Tuesday's announcement followed protracted negotiations with the city and the Port of San Diego. In a Gaylord news release announcing the termination of its California plans, the reasons stated for the decision were "prolonged planning and approval processes, a complicated regulatory and legal structure, and excessive off-site infrastructure costs."
It further stated that "the decision regarding the Chula Vista project has no bearing on Gaylord's other announced development initiatives."
In a letter to the Chula Vista authorities Monday, Bennett Westbrook, Gaylord's senior vice president, described the project as "complex and challenging," citing "enormous infrastructure costs associated with the bayfront redevelopment" as too much to generate "adequate financial returns for Gaylord, the Port and the City."
The company was dealing with multiple regulatory agencies and had significant redevelopment infrastructure costs up front, which were too much to bear.
Smith said the Mesa deal was easy compared to that because Gaylord only had to negotiate with the city. Besides, infrastructure costs on the Mesa Proving Grounds are lower in comparison, he said.
Conflicting community interests also were noted as a hurdle. It's been widely reported that Gaylord ran into negotiation issues with labor unions in California.
In a San Diego Union Tribune article, Port Commission Chairman Michael Bixler of Imperial Beach is quoted as saying, "The lesson to be learned is that when you have a billion-dollar project, you can push these things outside the bounds of success and end up with nothing."
Gaylord, which is known for developing massive convention and hotel properties across the country, plans to build a minimum 1,200-room upscale resort in Mesa, which is being heralded as a panacea for attracting conventions and tourism to Arizona and national name-recognition for Mesa.
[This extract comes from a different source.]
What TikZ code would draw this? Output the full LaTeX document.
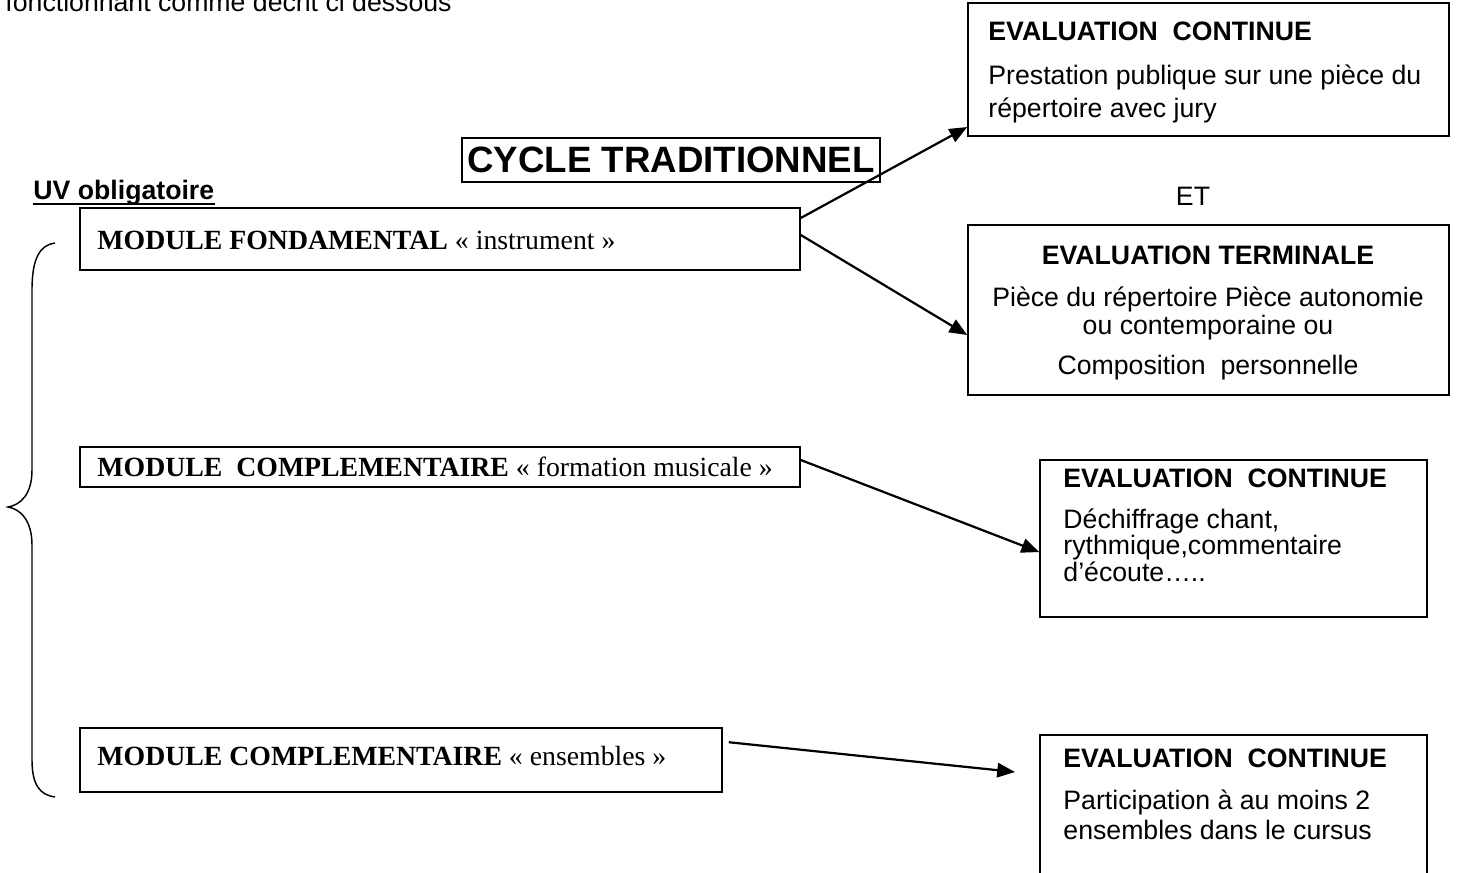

Roc Arnett, president of the East Valley Partnership, expressed confidence that Mesa voters will agree to give a bed tax incentive for Gaylord and another resort project at the Mesa Proving Grounds in a special March 10 election. That money, it's stipulated, will be used to promote the properties and the Phoenix-Mesa Gateway area in east Mesa.
"It will be a good economic engine for Mesa, not just for the jobs it brings but the excitement the development will bring to the area," Arnett said.